Mortgage refinancing is a hot topic lately, but many people are confused by what this actually means. When a homeowner refinances their mortgage, they are exchanging their existing home mortgage loan for a new mortgage loan. The proceeds of the new loan are used to entirely pay off the existing mortgage, so the existing mortgage is then retired.
People decide to refinance their current mortgage for a number of different reasons. One of the most common factors in mortgage refinances is when interest rates drop; homeowners who have a mortgage with a higher interest rate can save money over the life of their mortgage loan by switching to a mortgage with a lower interest rate. In addition, if a homeowner has equity that has built up in their home, a mortgage refinance transaction can be a good way to tap into the equity in the form of cash that the homeowner receives from taking out a larger mortgage on their home.
Another popular reason that homeowners often refinance their mortgage is to switch to a different type of mortgage loan. If interest rates are predicted to rise, for example, many homeowners may decide they are better off refinancing to a fixed rate loan.

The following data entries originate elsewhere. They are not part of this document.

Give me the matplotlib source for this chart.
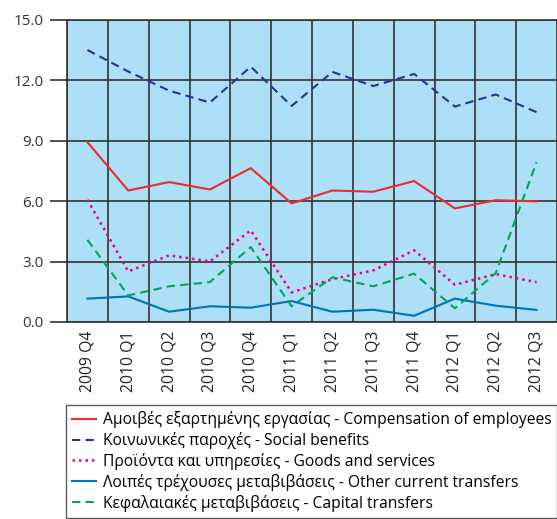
import numpy as np
import matplotlib
matplotlib.use("Agg")
import matplotlib.pyplot as plt

plt.rcParams["font.family"] = ["Open Sans", "DejaVu Sans"]

quarters = ["2009 Q4", "2010 Q1", "2010 Q2", "2010 Q3", "2010 Q4", "2011 Q1",
            "2011 Q2", "2011 Q3", "2011 Q4", "2012 Q1", "2012 Q2", "2012 Q3"]

compensation = [8.93, 6.53, 6.95, 6.58, 7.64, 5.89, 6.53, 6.47, 7.00, 5.64, 6.05, 5.99]
social = [13.51, 12.44, 11.49, 10.90, 12.68, 10.73, 12.42, 11.72, 12.32, 10.70, 11.30, 10.42]
goods = [6.07, 2.51, 3.31, 3.01, 4.55, 1.47, 2.13, 2.56, 3.56, 1.85, 2.38, 1.98]
other_transfers = [1.16, 1.27, 0.51, 0.78, 0.71, 1.04, 0.51, 0.61, 0.31, 1.16, 0.81, 0.60]
capital = [4.08, 1.32, 1.77, 1.98, 3.72, 0.78, 2.22, 1.77, 2.40, 0.68, 2.43, 7.94]

labels = ["Αμοιβές εξαρτημένης εργασίας - Compensation of employees",
          "Κοινωνικές παροχές - Social benefits",
          "Προϊόντα και υπηρεσίες - Goods and services",
          "Λοιπές τρέχουσες μεταβιβάσεις - Other current transfers",
          "Κεφαλαιακές μεταβιβάσεις - Capital transfers"]

fig = plt.figure(figsize=(5.57, 5.19), dpi=100)
ax = fig.add_axes([0.1203, 0.3796, 0.8797, 0.5819])
ax.set_facecolor("#ADDFF7")

x = np.arange(len(quarters))
ax.plot(x, compensation, color="#EE2B2B", lw=1.5, ls="-", label=labels[0])
ax.plot(x, social, color="#2E3192", lw=1.5, ls=(0, (4, 2.5)), label=labels[1])
ax.plot(x, goods, color="#EC008C", lw=1.8, ls=(0, (1, 1.6)), label=labels[2])
ax.plot(x, other_transfers, color="#0072BC", lw=1.5, ls="-", label=labels[3])
ax.plot(x, capital, color="#00A651", lw=1.5, ls=(0, (4, 2.5)), label=labels[4])

ax.set_xlim(-0.5, len(quarters) - 0.5)
ax.set_ylim(0, 15)
yt = np.arange(0, 15.1, 3)
ax.set_yticks(yt)
ax.set_yticklabels([f"{v:.1f}" for v in yt], fontsize=11, color="#333333")
ax.set_xticks(x)
ax.set_xticklabels(quarters, rotation=90, fontsize=11.3, color="#222222")
ax.set_xticks(np.arange(-0.5, len(quarters)), minor=True)
ax.tick_params(axis="x", which="major", length=0, pad=6.5)
ax.tick_params(axis="x", which="minor", length=0)
ax.tick_params(axis="y", length=12, width=1.2, color="#333333", pad=5)

ax.grid(True, which="minor", axis="x", color="#333333", lw=1.2)
ax.grid(True, which="major", axis="y", color="#333333", lw=1.2)
ax.set_axisbelow(True)
for s in ax.spines.values():
    s.set_color("#333333")
    s.set_linewidth(1.2)
ax.spines["right"].set_visible(False)

# legend box: x 66..557 px, y 405..518 px; first label about 450 px wide
box = (66 / 557, 1 / 519, 491 / 557, 113 / 519)
fs, lsp = 10.8, 0.4
fig.canvas.draw()
r = fig.canvas.get_renderer()
for _ in range(4):
    leg = fig.legend(loc="lower left", bbox_to_anchor=box, mode="expand",
                     borderaxespad=0, fontsize=fs, frameon=True,
                     fancybox=False, edgecolor="#333333", handlelength=1.5,
                     handletextpad=0.45, labelspacing=lsp, borderpad=0.4)
    w = leg.get_texts()[0].get_window_extent(r).width
    h = leg.get_window_extent(r).height
    fs_px = fs * 100 / 72
    new_fs = fs * 450 / w
    lsp = lsp + (113 - h) / (4 * fs_px)
    fs = new_fs
    leg.remove()
leg = fig.legend(loc="lower left", bbox_to_anchor=box, mode="expand",
                 borderaxespad=0, fontsize=fs, frameon=True,
                 fancybox=False, edgecolor="#333333", handlelength=1.5,
                 handletextpad=0.45, labelspacing=lsp, borderpad=0.4)

fig.savefig("out.png", dpi=100)
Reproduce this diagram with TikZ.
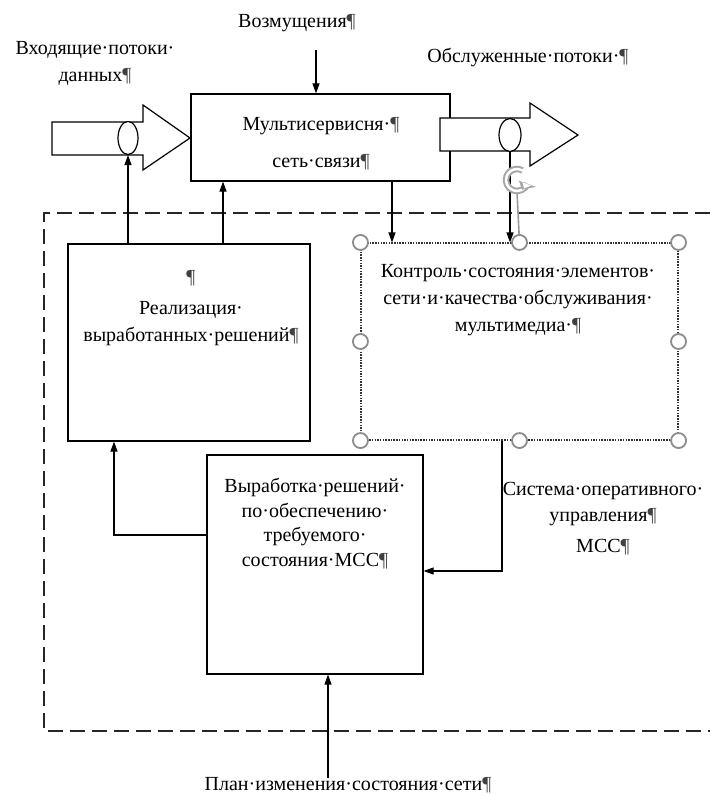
\documentclass[tikz,border=0pt]{standalone}
\usepackage{fontspec}
\setmainfont{Liberation Serif}
\usetikzlibrary{arrows.meta,shapes.geometric}
\newcommand{\pil}{\textcolor{black!75}{¶}}
\begin{document}
\begin{tikzpicture}[x=1pt,y=-1pt,
  box/.style={draw, line width=1.2pt, inner sep=0pt},
  arr/.style={line width=1.1pt, -{Triangle[length=10pt,width=7pt]}},
  blockarrow/.style={draw, line width=1.2pt, fill=white, line join=miter},
  ell/.style={ellipse, draw, line width=1.2pt, fill=white, inner sep=0pt},
  selframe/.style={draw=black!80, line width=1.1pt, dash pattern=on 1.5pt off 1.2pt, inner sep=0pt},
  handle/.style={circle, draw=black!45, line width=1.8pt, fill=white, minimum size=15pt, inner sep=0pt},
  frame/.style={line width=1.5pt, dash pattern=on 15pt off 7pt, black!85},
  lbl/.style={inner sep=0pt, align=center, font=\fontsize{20pt}{27pt}\selectfont}]
\useasboundingbox (0,0) rectangle (710,794);

% dashed outer frame (cut by the right border)
\draw[frame] (710,213) -- (44,213) -- (44,731) -- (710,731);

% blocks
\node[box, minimum width=259pt, minimum height=87pt] (mss) at (320.5,137.5) {};
\node[box, minimum width=242pt, minimum height=197pt] (real) at (189,342.5) {};
\node[selframe, minimum width=317pt, minimum height=197pt] (ctrl) at (519.5,341.5) {};
\node[box, minimum width=216pt, minimum height=219pt] (dec) at (315,564.5) {};

% block arrows
\draw[blockarrow] (52,122) -- (143,122) -- (143,105) -- (190,138) -- (143,170) -- (143,155) -- (52,155) -- cycle;
\draw[blockarrow] (440,118) -- (530,118) -- (530,103) -- (578,135) -- (530,166) -- (530,151) -- (440,151) -- cycle;
\node[ell, minimum width=20pt, minimum height=33pt] (inell) at (128,138) {};
\node[ell, minimum width=22pt, minimum height=33pt] (outell) at (510,135) {};

% texts
\node[lbl] (t-voz) at (297,23) {Возмущения\pil};
\node[lbl] (t-in) at (95,63) {Входящие·потоки·\\данных\pil};
\node[lbl] (t-out) at (528,58) {Обслуженные·потоки·\pil};
\node[lbl] (t-mss) at (321,143.5) {Мультисервисня·\pil\\[10pt]сеть·связи\pil};
\node[lbl] (t-real) at (191,308) {\pil\\[4pt]Реализация·\\выработанных·решений\pil};
\node[lbl] (t-ctrl) at (518,300) {Контроль·состояния·элементов·\\сети·и·качества·обслуживания·\\мультимедиа·\pil};
\node[lbl, font=\fontsize{20pt}{24.4pt}\selectfont] (t-dec) at (315,523.5) {Выработка·решений·\\по·обеспечению·\\требуемого·\\состояния·МСС\pil};
\node[lbl, font=\fontsize{20pt}{26pt}\selectfont] (t-sys) at (603,519) {Система·оперативного·\\управления\pil\\[5pt]МСС\pil};
\node[lbl] (t-plan) at (348,785) {План·изменения·состояния·сети\pil};

% helper coordinates
\coordinate (vozsrc) at (316,50);
\coordinate (x223) at (223,0);
\coordinate (x392) at (392,0);
\coordinate (x502) at (502,0);
\coordinate (x114) at (114,0);
\coordinate (y571) at (0,571);
\coordinate (y535) at (0,535);
\coordinate (plansrc) at (328,778);

% connectors
\draw[arr] (vozsrc) -- (vozsrc |- mss.north);
\draw[arr] (real.north -| inell) -- (inell.south);
\draw[arr] (real.north -| x223) -- (mss.south -| x223);
\draw[arr] (mss.south -| x392) -- (ctrl.north -| x392);
\draw[line width=1.6pt, black!40] (ctrl.north) -- (517,192);
\draw[arr] (outell.south) -- (ctrl.north -| outell);
\draw[arr] (ctrl.south -| x502) |- (dec.east |- y571);
\draw[arr] (dec.west |- y535) -| (real.south -| x114);
\draw[arr] (plansrc) -- (dec.south -| plansrc);

% selection handles
\foreach \a in {north west,north,north east,west,east,south west,south,south east}
  \node[handle] (h-\a) at (ctrl.\a) {};

% rotation handle
\coordinate (rot) at (517,180);
\draw[black!35, line width=6.5pt] ([shift={(20:11)}]rot) arc[start angle=20, end angle=300, radius=11];
\draw[white, line width=2.5pt] ([shift={(20:11)}]rot) arc[start angle=20, end angle=300, radius=11];
\fill[black!35] ([shift={(20:2)}]rot) -- ([shift={(20:20)}]rot) -- ([shift={(62:11)}]rot) -- cycle;
\fill[white] ([shift={(22:6)}]rot) -- ([shift={(22:15)}]rot) -- ([shift={(50:11)}]rot) -- cycle;
\end{tikzpicture}
\end{document}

There are a number of different mortgage refinance options from which homeowners can choose. A refinancing transaction with an increase in the size of the mortgage so that there is money left over after paying off the existing mortgage is known as a cash-out refinance. A cash-out mortgage refinance is a good option when money is needed for an event such as college tuition or a remodeling project.
FHA streamline mortgage refinances are another type of mortgage refinance options. This is only an option for homeowners who have an existing FHA mortgage loan. An FHA streamline refinancing can offer a number of advantages over a conventional refinancing transaction, including less paperwork and fewer loan costs.
No-cost refinances are a popular buzz-word in mortgage refinance options. This type of refinancing transaction occurs when the traditional costs associated with refinancing are rolled into the loan itself, so the larger monthly payments cover the upfront refinancing costs.
Other mortgage refinance options include choosing a different type of loan than the current loan, such as an ARM, a fixed rate mortgage, or a balloon mortgage. Each of these has associated pros and cons that depend on the homeowner's projected income and the length of time they intend to live in their home.
The best way to choose from among the different mortgage refinance options is for each homeowner to evaluate their own financial situation and to align their needs with the goals they hope to achieve from a refinance.